Pseudocode No The paper describes the methodology, including "Sublayer Skipping during Prefilling with Offline Importance Learning" and "Extra FFN Sublayer Skipping during Decoding with Online Importance Learning," using descriptive text. However, it does not contain any structured pseudocode blocks or algorithms explicitly labeled as such.
Open Source Code No The paper does not contain any explicit statement about releasing source code for the described methodology, nor does it provide a link to a code repository.
Open Datasets Yes The paper explicitly names and cites several well-known datasets used for experiments: "Multi Field QA (Bai et al. 2023), Trivia QA (Joshi et al. 2017), and TREC (Li and Roth 2002) as prefilling tasks" and "Gov Report (Huang et al. 2021) and Multi News (Fabbri et al. 2019) as decoding tasks."
Dataset Splits No The paper mentions categorizing benchmarks into prefilling and decoding tasks with specified average input/output lengths. It also describes a method for online learning using 'initial few tokens' (window sizes) from sequences within datasets.
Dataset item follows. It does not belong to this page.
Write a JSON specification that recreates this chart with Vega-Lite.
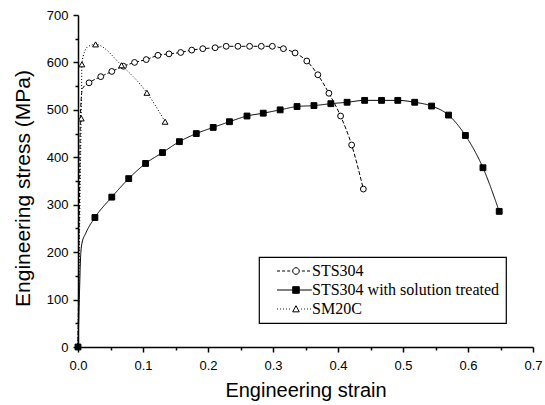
{
  "$schema": "https://vega.github.io/schema/vega-lite/v6.json",
  "width": 455,
  "height": 332,
  "autosize": {"type": "none"},
  "padding": {"left": 78, "top": 15, "right": 12, "bottom": 58},
  "background": "white",
  "config": {
    "view": {"stroke": null},
    "axis": {
      "grid": false,
      "domainColor": "black",
      "domainWidth": 1.5,
      "tickColor": "black",
      "tickWidth": 1.5,
      "labelColor": "black",
      "titleColor": "black",
      "labelFont": "Liberation Sans",
      "titleFont": "Liberation Sans",
      "labelFontSize": 13,
      "titleFontSize": 20,
      "titleFontWeight": "normal",
      "labelFlush": false,
      "labelOverlap": false
    },
    "legend": {
      "labelFont": "Liberation Serif",
      "labelFontSize": 16,
      "labelColor": "black",
      "labelLimit": 0,
      "padding": 6,
      "rowPadding": 3,
      "strokeColor": "black",
      "strokeWidth": 1.2,
      "fillColor": "white",
      "symbolOffset": 7,
      "labelOffset": 24
    }
  },
  "data": {
    "values": [
      {"series": "STS304", "strain": 0.0, "stress": 0, "recorded": false},
      {"series": "STS304", "strain": 0.002, "stress": 280, "recorded": false},
      {"series": "STS304", "strain": 0.004, "stress": 500, "recorded": false},
      {"series": "STS304", "strain": 0.007, "stress": 545, "recorded": false},
      {"series": "STS304", "strain": 0.017, "stress": 557, "recorded": true},
      {"series": "STS304", "strain": 0.035, "stress": 570, "recorded": true},
      {"series": "STS304", "strain": 0.052, "stress": 581, "recorded": true},
      {"series": "STS304", "strain": 0.070, "stress": 592, "recorded": true},
      {"series": "STS304", "strain": 0.087, "stress": 600, "recorded": true},
      {"series": "STS304", "strain": 0.105, "stress": 606, "recorded": true},
      {"series": "STS304", "strain": 0.123, "stress": 615, "recorded": true},
      {"series": "STS304", "strain": 0.140, "stress": 618, "recorded": true},
      {"series": "STS304", "strain": 0.158, "stress": 621, "recorded": true},
      {"series": "STS304", "strain": 0.175, "stress": 626, "recorded": true},
      {"series": "STS304", "strain": 0.192, "stress": 629, "recorded": true},
      {"series": "STS304", "strain": 0.211, "stress": 631, "recorded": true},
      {"series": "STS304", "strain": 0.228, "stress": 634, "recorded": true},
      {"series": "STS304", "strain": 0.246, "stress": 634, "recorded": true},
      {"series": "STS304", "strain": 0.264, "stress": 634, "recorded": true},
      {"series": "STS304", "strain": 0.282, "stress": 634, "recorded": true},
      {"series": "STS304", "strain": 0.299, "stress": 634, "recorded": true},
      {"series": "STS304", "strain": 0.316, "stress": 629, "recorded": true},
      {"series": "STS304", "strain": 0.334, "stress": 620, "recorded": true},
      {"series": "STS304", "strain": 0.352, "stress": 603, "recorded": true},
      {"series": "STS304", "strain": 0.369, "stress": 574, "recorded": true},
      {"series": "STS304", "strain": 0.386, "stress": 535, "recorded": true},
      {"series": "STS304", "strain": 0.404, "stress": 487, "recorded": true},
      {"series": "STS304", "strain": 0.421, "stress": 426, "recorded": true},
      {"series": "STS304", "strain": 0.439, "stress": 333, "recorded": true},

      {"series": "STS304 with solution treated", "strain": 0.0, "stress": 0, "recorded": true},
      {"series": "STS304 with solution treated", "strain": 0.002, "stress": 100, "recorded": false},
      {"series": "STS304 with solution treated", "strain": 0.004, "stress": 190, "recorded": false},
      {"series": "STS304 with solution treated", "strain": 0.006, "stress": 218, "recorded": false},
      {"series": "STS304 with solution treated", "strain": 0.012, "stress": 240, "recorded": false},
      {"series": "STS304 with solution treated", "strain": 0.026, "stress": 273, "recorded": true},
      {"series": "STS304 with solution treated", "strain": 0.052, "stress": 316, "recorded": true},
      {"series": "STS304 with solution treated", "strain": 0.078, "stress": 355, "recorded": true},
      {"series": "STS304 with solution treated", "strain": 0.104, "stress": 387, "recorded": true},
      {"series": "STS304 with solution treated", "strain": 0.130, "stress": 410, "recorded": true},
      {"series": "STS304 with solution treated", "strain": 0.156, "stress": 433, "recorded": true},
      {"series": "STS304 with solution treated", "strain": 0.182, "stress": 450, "recorded": true},
      {"series": "STS304 with solution treated", "strain": 0.208, "stress": 463, "recorded": true},
      {"series": "STS304 with solution treated", "strain": 0.233, "stress": 475, "recorded": true},
      {"series": "STS304 with solution treated", "strain": 0.260, "stress": 487, "recorded": true},
      {"series": "STS304 with solution treated", "strain": 0.285, "stress": 493, "recorded": true},
      {"series": "STS304 with solution treated", "strain": 0.311, "stress": 500, "recorded": true},
      {"series": "STS304 with solution treated", "strain": 0.337, "stress": 507, "recorded": true},
      {"series": "STS304 with solution treated", "strain": 0.363, "stress": 509, "recorded": true},
      {"series": "STS304 with solution treated", "strain": 0.389, "stress": 513, "recorded": true},
      {"series": "STS304 with solution treated", "strain": 0.414, "stress": 516, "recorded": true},
      {"series": "STS304 with solution treated", "strain": 0.441, "stress": 520, "recorded": true},
      {"series": "STS304 with solution treated", "strain": 0.467, "stress": 520, "recorded": true},
      {"series": "STS304 with solution treated", "strain": 0.492, "stress": 520, "recorded": true},
      {"series": "STS304 with solution treated", "strain": 0.518, "stress": 516, "recorded": true},
      {"series": "STS304 with solution treated", "strain": 0.544, "stress": 508, "recorded": true},
      {"series": "STS304 with solution treated", "strain": 0.570, "stress": 489, "recorded": true},
      {"series": "STS304 with solution treated", "strain": 0.596, "stress": 446, "recorded": true},
      {"series": "STS304 with solution treated", "strain": 0.623, "stress": 378, "recorded": true},
      {"series": "STS304 with solution treated", "strain": 0.648, "stress": 286, "recorded": true},

      {"series": "SM20C", "strain": 0.0, "stress": 0, "recorded": false},
      {"series": "SM20C", "strain": 0.002, "stress": 200, "recorded": false},
      {"series": "SM20C", "strain": 0.004, "stress": 400, "recorded": false},
      {"series": "SM20C", "strain": 0.005, "stress": 482, "recorded": true},
      {"series": "SM20C", "strain": 0.006, "stress": 596, "recorded": true},
      {"series": "SM20C", "strain": 0.010, "stress": 622, "recorded": false},
      {"series": "SM20C", "strain": 0.016, "stress": 634, "recorded": false},
      {"series": "SM20C", "strain": 0.027, "stress": 638, "recorded": true},
      {"series": "SM20C", "strain": 0.067, "stress": 594, "recorded": true},
      {"series": "SM20C", "strain": 0.106, "stress": 536, "recorded": true},
      {"series": "SM20C", "strain": 0.134, "stress": 475, "recorded": true}
    ]
  },
  "layer": [
    {
      "mark": {"type": "line", "color": "black", "strokeWidth": 1, "interpolate": "monotone"},
      "encoding": {
        "x": {
          "field": "strain",
          "type": "quantitative",
          "scale": {"domain": [0, 0.7], "nice": false, "zero": false},
          "axis": {
            "values": [0, 0.1, 0.2, 0.3, 0.4, 0.5, 0.6, 0.7],
            "format": ".1f",
            "tickSize": 5,
            "labelPadding": 7,
            "title": "Engineering strain",
            "titleX": 227.5,
            "titleY": 49,
            "titleBaseline": "alphabetic"
          }
        },
        "y": {
          "field": "stress",
          "type": "quantitative",
          "scale": {"domain": [0, 700], "nice": false},
          "axis": {
            "values": [0, 100, 200, 300, 400, 500, 600, 700],
            "tickSize": 5,
            "labelPadding": 5,
            "title": "Engineering stress (MPa)",
            "titleFontSize": 21,
            "titleX": -49,
            "titleY": 173,
            "titleBaseline": "alphabetic"
          }
        },
        "detail": {"field": "series", "type": "nominal"},
        "strokeDash": {
          "condition": [
            {"test": "datum.series === 'STS304'", "value": [4, 2]},
            {"test": "datum.series === 'SM20C'", "value": [1, 2]}
          ],
          "value": [1, 0]
        }
      }
    },
    {
      "transform": [{"filter": "datum.recorded"}],
      "mark": {"type": "point", "filled": true, "stroke": "black", "strokeWidth": 1, "size": 34, "opacity": 1},
      "encoding": {
        "x": {
          "field": "strain",
          "type": "quantitative",
          "axis": {
            "orient": "bottom",
            "values": [0.05, 0.15, 0.25, 0.35, 0.45, 0.55, 0.65],
            "labels": false,
            "domain": false,
            "tickSize": 3,
            "title": null
          }
        },
        "y": {
          "field": "stress",
          "type": "quantitative",
          "axis": {
            "orient": "left",
            "values": [50, 150, 250, 350, 450, 550, 650],
            "labels": false,
            "domain": false,
            "tickSize": 3,
            "title": null
          }
        },
        "fill": {
          "condition": {"test": "datum.series === 'STS304 with solution treated'", "value": "black"},
          "value": "white"
        },
        "shape": {
          "condition": [
            {"test": "datum.series === 'STS304'", "value": "circle"},
            {"test": "datum.series === 'SM20C'", "value": "triangle-up"}
          ],
          "value": "square"
        }
      }
    },
    {
      "transform": [{"filter": "datum.recorded && datum.strain > 1"}],
      "mark": {"type": "point", "filled": true, "strokeWidth": 1, "size": 36, "opacity": 1},
      "encoding": {
        "x": {"field": "strain", "type": "quantitative", "axis": null},
        "y": {"field": "stress", "type": "quantitative", "axis": null},
        "fill": {
          "field": "series",
          "type": "nominal",
          "scale": {
            "domain": ["STS304", "STS304 with solution treated", "SM20C"],
            "range": ["white", "black", "white"]
          },
          "legend": {
            "title": null,
            "orient": "none",
            "legendX": 181,
            "legendY": 242,
            "symbolSize": 36,
            "symbolOpacity": 1,
            "symbolStrokeColor": "black",
            "symbolStrokeWidth": 1
          }
        },
        "stroke": {
          "field": "series",
          "type": "nominal",
          "scale": {
            "domain": ["STS304", "STS304 with solution treated", "SM20C"],
            "range": ["black", "black", "black"]
          },
          "legend": {
            "title": null,
            "orient": "none",
            "legendX": 181,
            "legendY": 242,
            "symbolSize": 36,
            "symbolOpacity": 1,
            "symbolStrokeColor": "black",
            "symbolStrokeWidth": 1
          }
        },
        "shape": {
          "field": "series",
          "type": "nominal",
          "scale": {
            "domain": ["STS304", "STS304 with solution treated", "SM20C"],
            "range": [
              "M-1,0H0M0.7,0H1.7M2.4,0H3.4M6.43,0A1.1,1.1,0,1,0,4.23,0A1.1,1.1,0,1,0,6.43,0M7.3,0H8.3M9,0H10",
              "M-1,0H4.23M6.43,0H10.6M4.23,-1.1H6.43V1.1H4.23Z",
              "M-1,0h0.3M0,0h0.3M1,0h0.3M2,0h0.3M3,0h0.3M4.23,0.95L5.33,-1.1L6.43,0.95ZM7,0h0.3M8,0h0.3M9,0h0.3M10,0h0.3"
            ]
          },
          "legend": {
            "title": null,
            "orient": "none",
            "legendX": 181,
            "legendY": 242,
            "symbolSize": 36,
            "symbolOpacity": 1,
            "symbolStrokeColor": "black",
            "symbolStrokeWidth": 1
          }
        }
      }
    }
  ],
  "resolve": {
    "axis": {"x": "independent", "y": "independent"}
  }
}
However, it does not provide specific details regarding training, validation, and test splits (e.g., percentages, sample counts, or references to standard splits for model evaluation) for the datasets used in the main experiments.
Hardware Specification Yes The paper explicitly states the hardware used for experiments: "A single L20 GPU with CUDA version 12.1 is used as the testbed."
Software Dependencies Yes The paper specifies one software dependency with a version number: "CUDA version 12.1."
Experiment Setup Yes The paper provides specific experimental setup details, including: "an acceleration ratio, α, as a knob to control this trade-off," the calculation for "the number of sublayers to be skipped, m," defining "the first P decoded tokens as online learning windows," deriving "a threshold β," and specifying "Three of the latest and widely adopted long-context LLMs are tested: LLa MA3.1-8B-128k, Intern LM-7B-8k, and Vicuna-v1.5-7B-16k." It also mentions "output lengths capped at 32" and "output lengths limited to 512."